Whatever its observational merits, though, the film won’t teach you much about the conflict that you don’t know. The singular sense is that the enemies are Assad and Putin; Turkey is referenced only as a potential escape route, ISIS is reduced to a single, neutral mention, while the US, Iran and Saudi Arabia, the other major players in the war, are not mentioned at all.

It’s a point worth dwelling on: my Google auto-complete when I start typing “White Helmets” is “White Helmets Fake,” referring to allegations from self-appointed investigative journalists from GlobalResearch.ca, Alternet and elsewhere—as well as, of course, the Syrian regime and RT (Russian Television)—that, variously, the group has doctored or staged rescue footage, is a fifth column for US interests, or even committed the April 2017 sarin attack that provoked the US’ retaliatory bombing. Snopes.com judges the allegations to be unproven—insinuations based on ideology and not fact—and there is no reason I can see not to take their word for it. At the same time, though, I think that it is the imperative of any serious documentary on the subject to grapple with this discursive landscape by integrating an evidence-based analysis of the forces at play at the level of the international system and the country’s internal dynamics into whatever human-level story it wants to tell.
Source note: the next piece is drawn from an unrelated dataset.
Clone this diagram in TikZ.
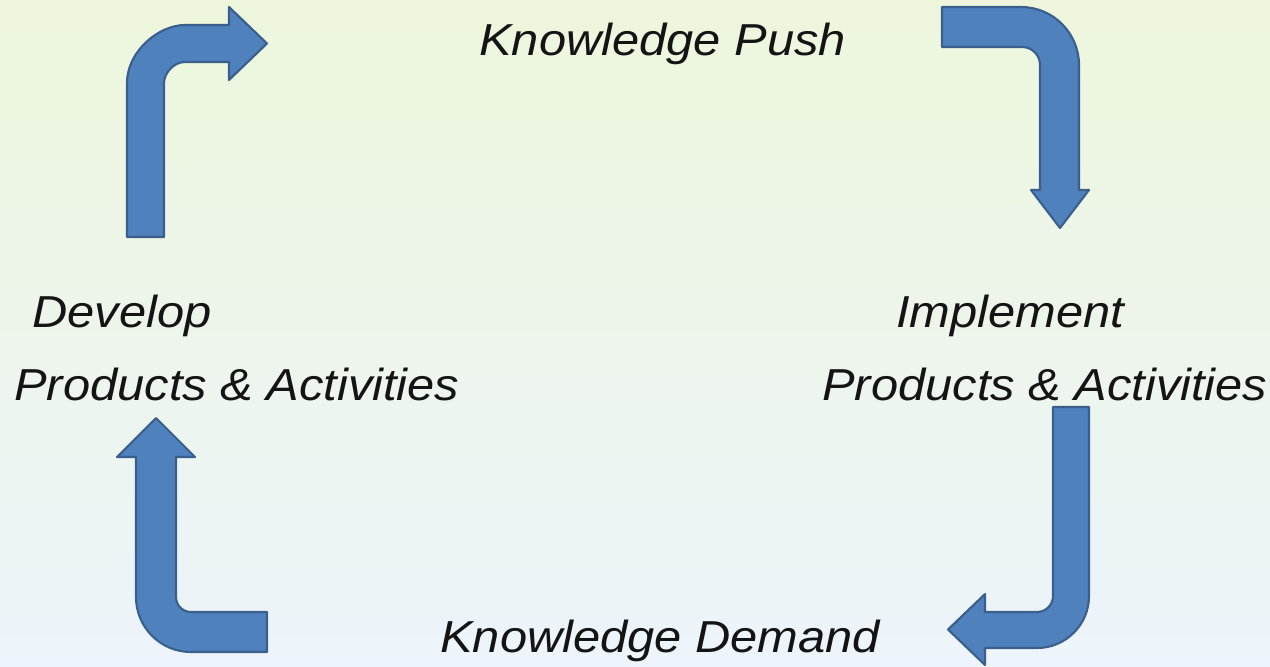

It seems in bad taste to question the value of a more or less well made (if shakily shot and oddly devoid of women) and emotionally compelling documentary on an important subject. That’s especially so, given that the films seems to be mainly in the right, or at least within the mainstream discourse, but in such a fraught situation, with so much of the tumult in Europe and the US directly traceable to what is being said and done in and about Syria, it seems to me that a documentary about it needs to do more than this one does.